- **Data lines**:
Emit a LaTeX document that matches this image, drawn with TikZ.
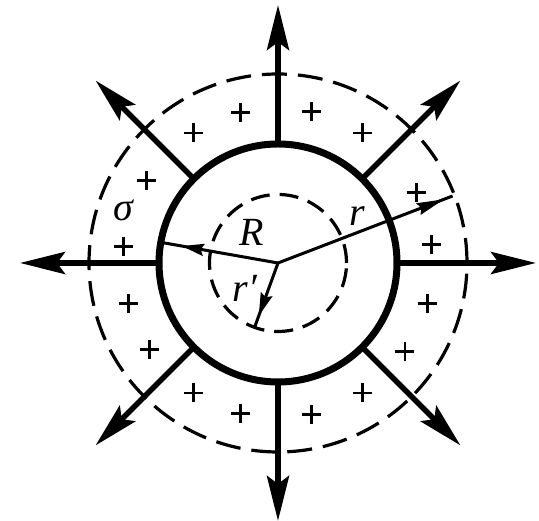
\documentclass[tikz,border=0pt]{standalone}
\usepackage{fontspec}
\setmainfont{Liberation Serif}
\usetikzlibrary{arrows.meta,decorations.markings}
\begin{document}
\begin{tikzpicture}[x=1pt,y=1pt,
  bigarrow/.style={line width=5.5pt,-{Stealth[length=45pt,width=22pt,inset=8pt]}},
  sphere/.style={line width=7pt},
  dashouter/.style={line width=3.2pt,dash pattern=on 25pt off 11pt},
  dashinner/.style={line width=3.2pt,dash pattern=on 19pt off 10pt},
  radline/.style={line width=3pt},
  plussign/.style={line width=2.8pt},
  lbl/.style={font=\fontsize{40}{44}\selectfont\itshape, inner sep=0pt},
  midarrow/.style 2 args={postaction={decorate},decoration={markings,
     mark=at position #1 with {\arrow{Stealth[length=#2,width=12pt,inset=3pt]}}}}
]
\path[use as bounding box] (0,0) rectangle (539,521);
\begin{scope}[shift={(278,258)}]
  % field arrows
  \foreach \a in {0,45,...,315}
    \draw[bigarrow] (\a:119) -- (\a:258);
  % charged sphere
  \draw[sphere] (0,0) circle (119);
  % gaussian surfaces
  \draw[dashouter] (0,0) circle (189);
  \draw[dashinner] (0,0) circle (68.5);
  % radii
  \coordinate (O) at (0,0);
  \coordinate (ER) at (170:119);
  \coordinate (Er) at (21:187);
  \coordinate (Erp) at (-110:68);
  \draw[radline,midarrow={0.82}{22pt}] (O) -- (ER);
  \draw[radline,midarrow={0.95}{27pt}] (O) -- (Er);
  \draw[radline,midarrow={0.83}{23pt}] (O) -- (Erp);
  % charges
  \foreach \a in {77.5,104,57,123,148,174,27,7,-15,-35,-57,-77.5,-104,-123,-146,-165}
    \draw[plussign] (\a:155) +(-9.5,0) -- +(9.5,0) +(0,-9.5) -- +(0,9.5);
\end{scope}
% labels
\node[lbl] (lR) at (252,289) {R};
\node[lbl] (lr) at (357,305) {r};
\node[lbl] (lrp) at (245,233) {r′};
\node[lbl] (ls) at (123,311) {σ};
\end{tikzpicture}
\end{document}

- **Directions for this task**: Repeat all of the data above word for word, minus the pictures.

- **Response below**:
Emit a LaTeX document that matches this image, drawn with TikZ.
\documentclass[tikz,border=0pt]{standalone}
\usepackage{fontspec}
\setmainfont{Liberation Serif}
\usetikzlibrary{arrows.meta,decorations.markings}
\begin{document}
\begin{tikzpicture}[x=1pt,y=1pt,
  bigarrow/.style={line width=5.5pt,-{Stealth[length=45pt,width=22pt,inset=8pt]}},
  sphere/.style={line width=7pt},
  dashouter/.style={line width=3.2pt,dash pattern=on 25pt off 11pt},
  dashinner/.style={line width=3.2pt,dash pattern=on 19pt off 10pt},
  radline/.style={line width=3pt},
  plussign/.style={line width=2.8pt},
  lbl/.style={font=\fontsize{40}{44}\selectfont\itshape, inner sep=0pt},
  midarrow/.style 2 args={postaction={decorate},decoration={markings,
     mark=at position #1 with {\arrow{Stealth[length=#2,width=12pt,inset=3pt]}}}}
]
\path[use as bounding box] (0,0) rectangle (539,521);
\begin{scope}[shift={(278,258)}]
  % field arrows
  \foreach \a in {0,45,...,315}
    \draw[bigarrow] (\a:119) -- (\a:258);
  % charged sphere
  \draw[sphere] (0,0) circle (119);
  % gaussian surfaces
  \draw[dashouter] (0,0) circle (189);
  \draw[dashinner] (0,0) circle (68.5);
  % radii
  \coordinate (O) at (0,0);
  \coordinate (ER) at (170:119);
  \coordinate (Er) at (21:187);
  \coordinate (Erp) at (-110:68);
  \draw[radline,midarrow={0.82}{22pt}] (O) -- (ER);
  \draw[radline,midarrow={0.95}{27pt}] (O) -- (Er);
  \draw[radline,midarrow={0.83}{23pt}] (O) -- (Erp);
  % charges
  \foreach \a in {77.5,104,57,123,148,174,27,7,-15,-35,-57,-77.5,-104,-123,-146,-165}
    \draw[plussign] (\a:155) +(-9.5,0) -- +(9.5,0) +(0,-9.5) -- +(0,9.5);
\end{scope}
% labels
\node[lbl] (lR) at (252,289) {R};
\node[lbl] (lr) at (357,305) {r};
\node[lbl] (lrp) at (245,233) {r′};
\node[lbl] (ls) at (123,311) {σ};
\end{tikzpicture}
\end{document}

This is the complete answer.